‘The Black Clown’ musical adaptation will premiere next week
A.R.T. will debut world premiere musical adaptation of Langston Hughes poem
August 31-September 23 the American Repertory Theatre (A.R.T.) will host the world premiere of “The Black Clown,” a musical adaptation of Langston Hughes’s poem of the same name. Adapted by the powerful artistic duo Davóne Tines and Michael Schachter of the Run AMOC! Festival, the production features a 12 person all-black cast and an array of black music from spirituals to contemporary beats.
“The challenge but also the joy of the project has been in realizing the instructions Hughes left in the text,” says Tines.
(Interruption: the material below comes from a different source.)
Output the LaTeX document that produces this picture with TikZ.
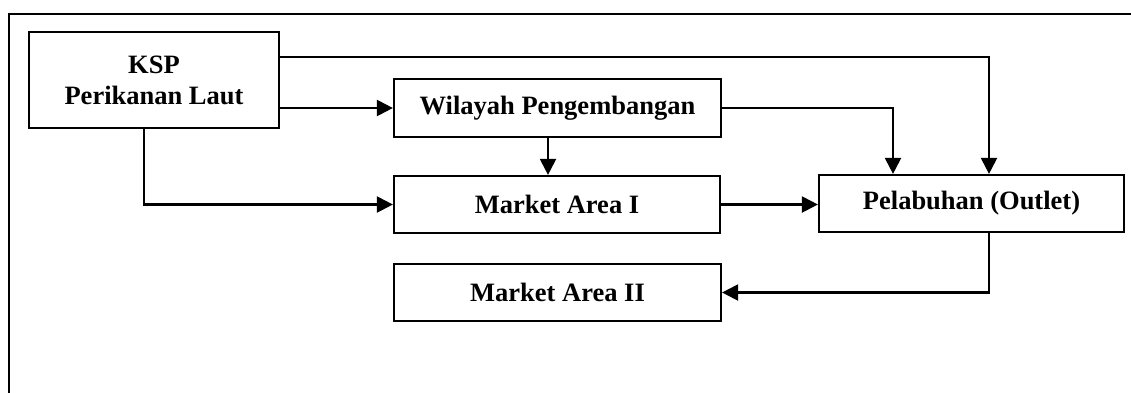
\documentclass[tikz,border=0pt]{standalone}
\usepackage{fontspec}
\setmainfont{Liberation Serif}
\usetikzlibrary{arrows.meta,calc}
\begin{document}
\begin{tikzpicture}[x=1pt,y=-1pt,
  box/.style={draw,line width=2.2pt,inner sep=0pt,align=center,
    font=\fontsize{26.5}{31}\selectfont\bfseries},
  arr/.style={line width=2.2pt,-{Triangle[length=16pt,width=16pt]}}]
\useasboundingbox (0,0) rectangle (1131,392);
% outer frame
\draw[line width=2.6pt] (1140,14) -- (9,14) -- (9,400);
% boxes
\node[box,minimum width=250pt,minimum height=96pt] (ksp) at (154,80) {KSP\\Perikanan Laut};
\node[box,minimum width=327pt,minimum height=58pt] (wil) at (557.5,108) {Wilayah Pengembangan};
\node[box,minimum width=326pt,minimum height=57pt] (ma1) at (557,204.5) {Market Area I};
\node[box,minimum width=305pt,minimum height=57pt] (pel) at (971.5,203.5) {Pelabuhan (Outlet)};
\node[box,minimum width=327pt,minimum height=57pt] (ma2) at (557.5,292.5) {Market Area II};
% connectors
\draw[arr] ([yshift=-26pt]ksp.north east) -| ([xshift=17.5pt]pel.north);
\draw[arr] (ksp.east |- wil.west) -- (wil.west);
\draw[arr] ([xshift=-10pt]ksp.south) |- (ma1.west);
\draw[arr] ([xshift=-9.5pt]wil.south) -- ([xshift=-9.5pt]wil.south |- ma1.north);
\draw[arr] (wil.east) -| ([xshift=-78.5pt]pel.north);
\draw[arr] (ma1.east) -- (ma1.east -| pel.west);
\draw[arr] ([xshift=17.5pt]pel.south) |- (ma2.east);
\end{tikzpicture}
\end{document}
A.R.T. has a copy of the poem on their website which illustrates the very specific stage instructions Hughes wrote in beside each line. The 1931 poem “The Black Clown” was part of a larger series and was meant for dramatic recitation. Tines and Schachter had the immense responsibility of staying true to a great artist while performing the poem in a completely new way.
Mood music
Though the poem was written in 1931 during the Harlem Renaissance, it touches on quite a bit of black history and discusses an oppressive system that remains in place today. “There are many different musical styles represented in part because they better illustrate times and places where the piece leads us,” says Tines. Two spirituals included, “Nobody Knows the Trouble I’ve Had,” and “Sometimes I Feel Like a Motherless Child,” were specifically referenced in Hughes’ notes. Other times his notes are more general, “melancholy jazz,” or “gay, martial music.”
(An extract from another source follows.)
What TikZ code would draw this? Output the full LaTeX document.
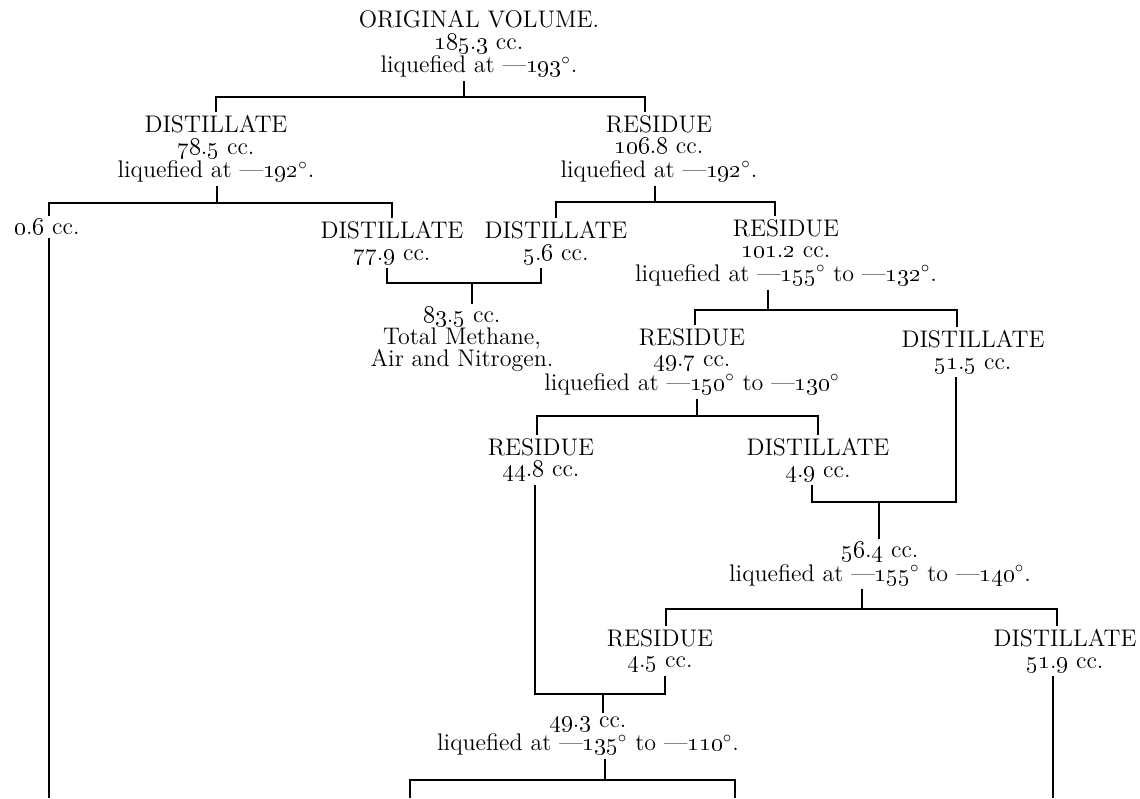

Other styles and songs were born through emotion. Tines says, “As a black man myself I thought ‘this can’t be esoteric, it has to be ecstatic joy’ and how that exists in the black community is gospel music. That resulted in a gospel number.”
Though the poem, and the production, deals with many challenging themes and moments in black history, Tines says the show has many lighthearted moments as well. Indeed, the poem ends with the protagonist, formerly dressed as a clown, shedding his silly costume to take his place as a man, not a character.
Tines sees the production as both instructive for how to be inclusive of oppressed groups, and a celebration of the powerful African American spirit. Though the poem specifically discusses the struggles of the black population, Tines says it applies to all who have been marginalized. “An aim of the poem is to claim humanity for someone who has experienced oppression. Hughes has given us a guidebook to acknowledge people as equal to us.”